_Exercise directions_
Write out each line from the data below that includes the word "diagram".
BEGIN Exercise input
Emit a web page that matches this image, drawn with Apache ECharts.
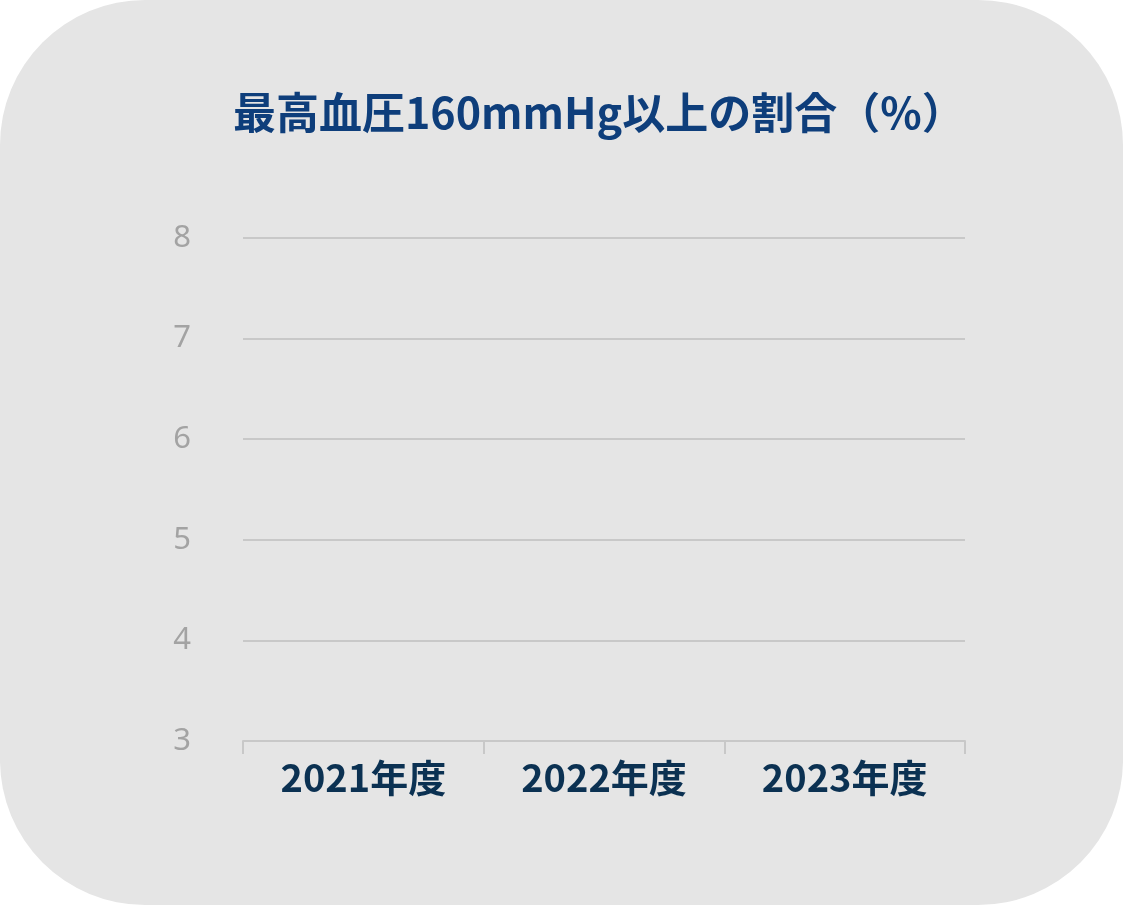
<!DOCTYPE html>
<html lang="ja">
<head>
    <meta charset="utf-8">
    <script type="text/javascript" src="https://cdn.jsdelivr.net/npm/echarts@6/dist/echarts.min.js"></script>
</head>
<body style="margin: 0; background: #ffffff">
<div id="container" style="width:1123px;height:905px;background:#e5e5e5;border-radius:145px"></div>

<script type="text/javascript">
    // 年度
    var categories = ['2021年度', '2022年度', '2023年度'];
    // 割合（%）: 元の図には値が描かれていない
    var values = [null, null, null];
    // 縦軸の目盛
    var yMin = 3, yMax = 8, yStep = 1;

    var dom = document.getElementById('container');
    var myChart = echarts.init(dom, null, {renderer: 'canvas'});

    var option = {
        backgroundColor: 'transparent',
        title: {
            text: '最高血圧160mmHg以上の割合（%）',
            left: 228,
            top: 86,
            textStyle: {
                fontFamily: 'Noto Sans CJK JP',
                fontSize: 43,
                fontWeight: 'bold',
                color: '#0e3e7b'
            }
        },
        grid: {
            left: 243,
            right: 158,
            top: 238,
            bottom: 164
        },
        xAxis: {
            type: 'category',
            data: categories,
            axisLine: {lineStyle: {color: '#c8c8c8', width: 2}},
            axisTick: {show: true, length: 13, lineStyle: {color: '#c8c8c8', width: 2}},
            axisLabel: {
                margin: 18,
                fontFamily: 'Noto Sans CJK JP',
                fontSize: 38,
                fontWeight: 'bold',
                color: '#0b3152'
            }
        },
        yAxis: {
            type: 'value',
            min: yMin,
            max: yMax,
            interval: yStep,
            axisLine: {show: false},
            axisTick: {show: false},
            splitLine: {lineStyle: {color: '#c8c8c8', width: 2}},
            axisLabel: {
                margin: 52,
                fontFamily: 'Noto Sans',
                fontSize: 31,
                color: '#a3a3a3'
            }
        },
        series: [{
            type: 'line',
            data: values,
            symbol: 'none',
            lineStyle: {color: '#0e3e7b'}
        }]
    };

    myChart.setOption(option);
</script>
</body>
</html>
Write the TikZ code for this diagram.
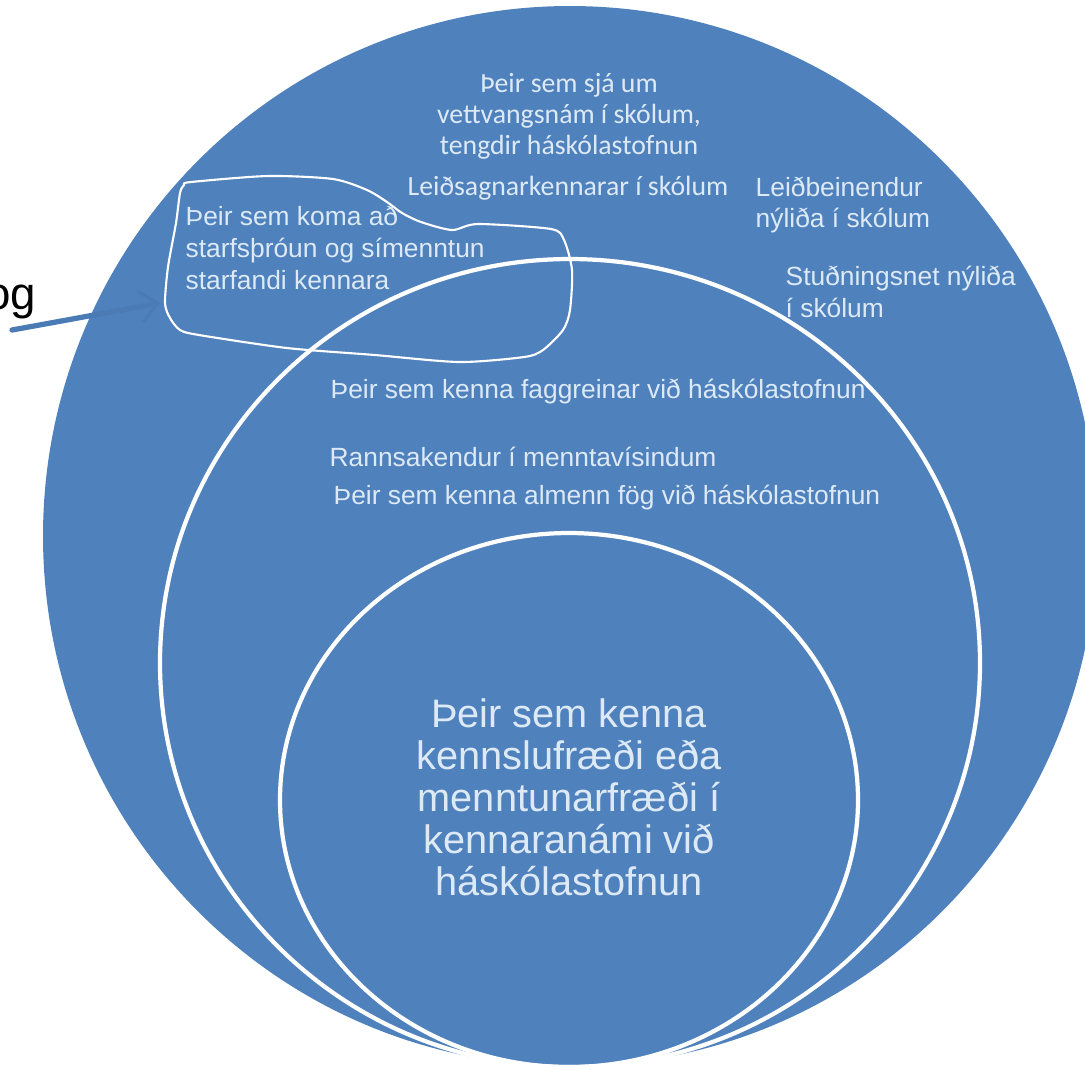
\documentclass[tikz,border=0pt]{standalone}
\usepackage{fontspec}
\setmainfont{Liberation Sans}
\newfontfamily\calfont{Carlito}
\usetikzlibrary{arrows.meta}
\definecolor{vennblue}{HTML}{4F81BD}
\definecolor{venntext}{HTML}{DDEAF6}

\begin{document}
\begin{tikzpicture}[x=0.1mm,y=-0.1mm,
	txt/.style={text=venntext,inner sep=0pt,font=\fontsize{7.5}{9}\selectfont},
	caltxt/.style={txt,align=center,font=\calfont\fontsize{7.9}{8.8}\selectfont},
	bigtxt/.style={txt,align=center,font=\fontsize{11.3}{11.95}\selectfont},
	ring/.style={draw=white,line width=1.2pt},
	pointer/.style={draw=vennblue!95!black,line width=1.5pt,line cap=round,-{Straight Barb[length=5pt,width=9pt,line width=0.9pt]}}]
	\useasboundingbox (0,0) rectangle (1085,1069);
	\clip (0,0) rectangle (1085,1069);
	\fill[vennblue] (570,536) ellipse [x radius=5.27cm,y radius=5.30cm];
	\draw[ring] (570,663) ellipse [x radius=4.10cm,y radius=4.04cm];
	\draw[ring] (569,800) ellipse [x radius=2.89cm,y radius=2.67cm];
	\draw[white,line width=0.6pt] plot[smooth cycle,tension=0.45] coordinates {(184,185) (191,182) (268,176) (333,179) (367,190) (387,202) (402,213) (421,222) (452,230) (478,224) (551,229) (564,240) (572,270) (570,310) (563,330) (543,350) (524,357) (459,362) (375,355) (287,348) (199,335) (180,330) (170,318) (165,303) (168,267) (176,223) (180,193)};
	\node[caltxt] (fieldwork) at (569,116) {Þeir sem sjá um\\vettvangsnám í skólum,\\tengdir háskólastofnun};
	\node[caltxt,anchor=west] (mentors) at (407,188) {Leiðsagnarkennarar í skólum};
	\node[txt,anchor=west,align=left] (induction) at (755,205) {Leiðbeinendur\\nýliða í skólum};
	\node[txt,anchor=west,align=left] (support) at (785,292) {Stuðningsnet nýliða\\í skólum};
	\node[txt,anchor=west,align=left] (cpd) at (185,248) {Þeir sem koma að\\starfsþróun og símenntun\\starfandi kennara};
	\node[txt,anchor=west] (subject) at (330,391) {Þeir sem kenna faggreinar við háskólastofnun};
	\node[txt,anchor=west] (research) at (329,457) {Rannsakendur í menntavísindum};
	\node[txt,anchor=west] (general) at (333,497) {Þeir sem kenna almenn fög við háskólastofnun};
	\node[bigtxt] (core) at (569,797) {Þeir sem kenna\\kennslufræði eða\\menntunarfræði í\\kennaranámi við\\háskólastofnun};
	\node[anchor=east,inner sep=0pt,font=\fontsize{13}{13}\selectfont] (og) at (37,302) {og};
	\coordinate (tail) at (12,330);
	\coordinate (looptip) at (160,303);
	\draw[pointer] (tail) -- (looptip);
\end{tikzpicture}
\end{document}
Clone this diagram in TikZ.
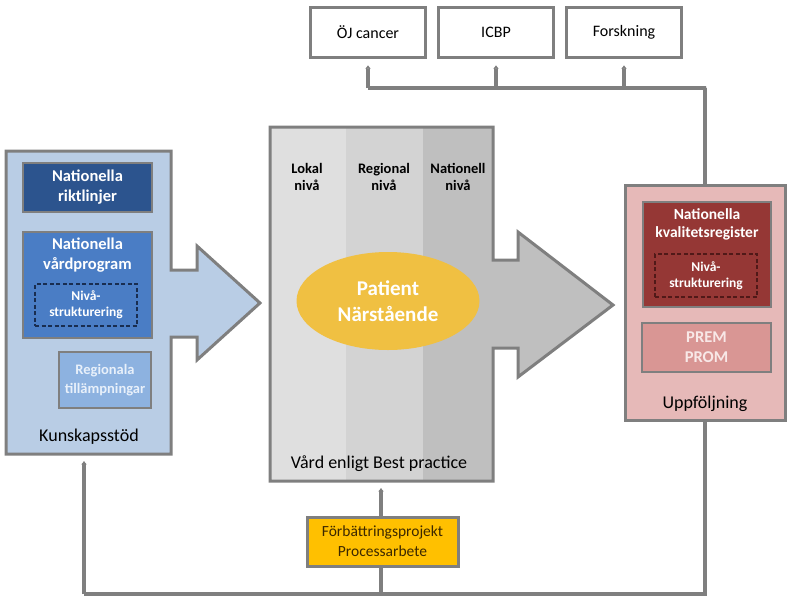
\documentclass[tikz,border=0pt]{standalone}
\usepackage{fontspec}
\setmainfont{Carlito}
\usetikzlibrary{arrows.meta,shapes.geometric}
\definecolor{lg}{RGB}{127,127,127}
\definecolor{kbg}{RGB}{185,205,229}
\definecolor{riktl}{RGB}{44,84,142}
\definecolor{vardp}{RGB}{74,125,197}
\definecolor{regbl}{RGB}{141,178,224}
\definecolor{regtxt}{RGB}{232,240,250}
\definecolor{navy}{RGB}{25,45,80}
\definecolor{colA}{RGB}{223,223,223}
\definecolor{colB}{RGB}{211,211,211}
\definecolor{colC}{RGB}{191,191,191}
\definecolor{ellc}{RGB}{240,192,66}
\definecolor{ubg}{RGB}{230,185,184}
\definecolor{kvreg}{RGB}{149,55,53}
\definecolor{darkred}{RGB}{80,25,24}
\definecolor{premc}{RGB}{217,150,148}
\definecolor{premt}{RGB}{248,232,231}
\definecolor{forbc}{RGB}{255,192,0}
\definecolor{forbt}{RGB}{60,40,0}
\begin{document}
\begin{tikzpicture}[x=1pt,y=-1pt,
  bigline/.style={draw=lg,line width=3pt,line join=miter},
  boxstyle/.style={rectangle,draw=lg,line width=3pt,inner sep=0pt,align=center},
  topbox/.style={boxstyle,fill=white,minimum width=115pt,minimum height=50pt,font=\fontsize{16}{19}\selectfont},
  innerbox/.style={rectangle,draw=lg,line width=1.5pt,inner sep=0pt,align=center,font=\bfseries\fontsize{16.5}{20}\selectfont},
  dashbox/.style={rectangle,dashed,line width=1.8pt,dash pattern=on 4pt off 2.5pt,inner sep=0pt,align=center,font=\bfseries\fontsize{13.5}{16}\selectfont,text=white},
  levellbl/.style={align=center,font=\bfseries\fontsize{14.5}{17}\selectfont},
  biglbl/.style={font=\fontsize{18}{21}\selectfont},
  conn/.style={draw=lg,line width=4pt},
  arr/.style={conn,-{Latex[length=4pt,width=6.5pt,round]},shorten >=7pt}
]
\useasboundingbox (0,0) rectangle (792,603);

% ---------- left: Kunskapsstöd ----------
\draw[bigline,fill=kbg] (6,151) -- (171,151) -- (171,270) -- (197,270) -- (197,246)
  -- (260,303) -- (197,360) -- (197,337) -- (171,337) -- (171,454) -- (6,454) -- cycle;
\node[minimum width=165pt,minimum height=303pt,inner sep=0pt] (kunsk) at (88.5,302.5) {};
\node[innerbox,fill=riktl,text=white,minimum width=129pt,minimum height=49pt] (riktl) at (87.5,187.5) {Nationella\\riktlinjer};
\node[innerbox,fill=vardp,minimum width=129pt,minimum height=106pt] (vardpr) at (87.5,285) {};
\node[font=\bfseries\fontsize{16.5}{20.5}\selectfont,text=white,align=center,anchor=north] (vardtxt) at (87.5,234) {Nationella\\vårdprogram};
\node[dashbox,draw=navy,minimum width=102pt,minimum height=42pt] (niva1) at (86,305) {Nivå-\\strukturering};
\node[innerbox,fill=regbl,text=regtxt,minimum width=92pt,minimum height=56pt,font=\bfseries\fontsize{14.5}{18.5}\selectfont] (regtill) at (105,380) {Regionala\\tillämpningar};
\node[biglbl] (kunsklbl) at (89,437) {Kunskapsstöd};

% ---------- middle: Vård enligt Best practice ----------
\fill[colC] (270,127) -- (493,127) -- (493,260) -- (518,260) -- (518,232) -- (613,305)
  -- (518,377) -- (518,348) -- (493,348) -- (493,481) -- (270,481) -- cycle;
\fill[colA] (270,127) rectangle (346,481);
\fill[colB] (346,127) rectangle (423,481);
\draw[bigline] (270,127) -- (493,127) -- (493,260) -- (518,260) -- (518,232) -- (613,305)
  -- (518,377) -- (518,348) -- (493,348) -- (493,481) -- (270,481) -- cycle;
\node[minimum width=223pt,minimum height=354pt,inner sep=0pt] (vard) at (381.5,304) {};
\node[levellbl] (lokal) at (307,177) {Lokal\\nivå};
\node[levellbl] (regniva) at (384,177) {Regional\\nivå};
\node[levellbl] (natniva) at (458,177) {Nationell\\nivå};
\node[ellipse,fill=ellc,minimum width=183pt,minimum height=98pt,inner sep=0pt,text=white,align=center,font=\bfseries\fontsize{21}{25.5}\selectfont] (patient) at (388,301) {Patient\\Närstående};
\node[biglbl] (vardlbl) at (379,464) {Vård enligt Best practice};

% ---------- right: Uppföljning ----------
\node[boxstyle,fill=ubg,minimum width=160pt,minimum height=235pt] (uppf) at (705,302.5) {};
\node[innerbox,fill=kvreg,minimum width=128pt,minimum height=105pt] (kvalreg) at (707,254.5) {};
\node[font=\bfseries\fontsize{15.5}{18.5}\selectfont,text=white,align=center,anchor=north] (kvaltxt) at (707,205) {Nationella\\kvalitetsregister};
\node[dashbox,draw=darkred,minimum width=102pt,minimum height=43pt] (niva2) at (706,275.5) {Nivå-\\strukturering};
\node[innerbox,fill=premc,text=premt,minimum width=129pt,minimum height=49pt,font=\bfseries\fontsize{16.5}{20}\selectfont] (prem) at (706.5,347.5) {PREM\\PROM};
\node[biglbl] (uppflbl) at (705,404) {Uppföljning};

% ---------- top boxes ----------
\node[topbox] (oj) at (368,32) {ÖJ cancer};
\node[topbox] (icbp) at (496,32) {ICBP};
\node[topbox] (forsk) at (624,32) {Forskning};

% ---------- improvement box ----------
\coordinate (bus) at (381,594);
\draw[conn] (bus) -- (381,560);
\node[boxstyle,fill=forbc,text=forbt,minimum width=151pt,minimum height=49pt,font=\fontsize{15.5}{20}\selectfont] (forb) at (382.5,541.5) {Förbättringsprojekt\\Processarbete};

% ---------- connectors ----------
\coordinate (topbus) at (706,88);
\draw[conn] (uppf.north) |- (topbus) -- (oj.south |- topbus);
\draw[arr] (oj.south |- topbus) -- (oj.south);
\draw[arr] (icbp.south |- topbus) -- (icbp.south);
\draw[arr] (forsk.south |- topbus) -- (forsk.south);

\coordinate (bl) at (84,594);
\draw[conn] (uppf.south) |- (bl);
\draw[arr] (bl) -- (bl |- kunsk.south);
\draw[arr] (forb.north -| bus) -- (bus |- vard.south);
\end{tikzpicture}
\end{document}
END Exercise input
_Correct answer_
Write the TikZ code for this diagram.
Clone this diagram in TikZ.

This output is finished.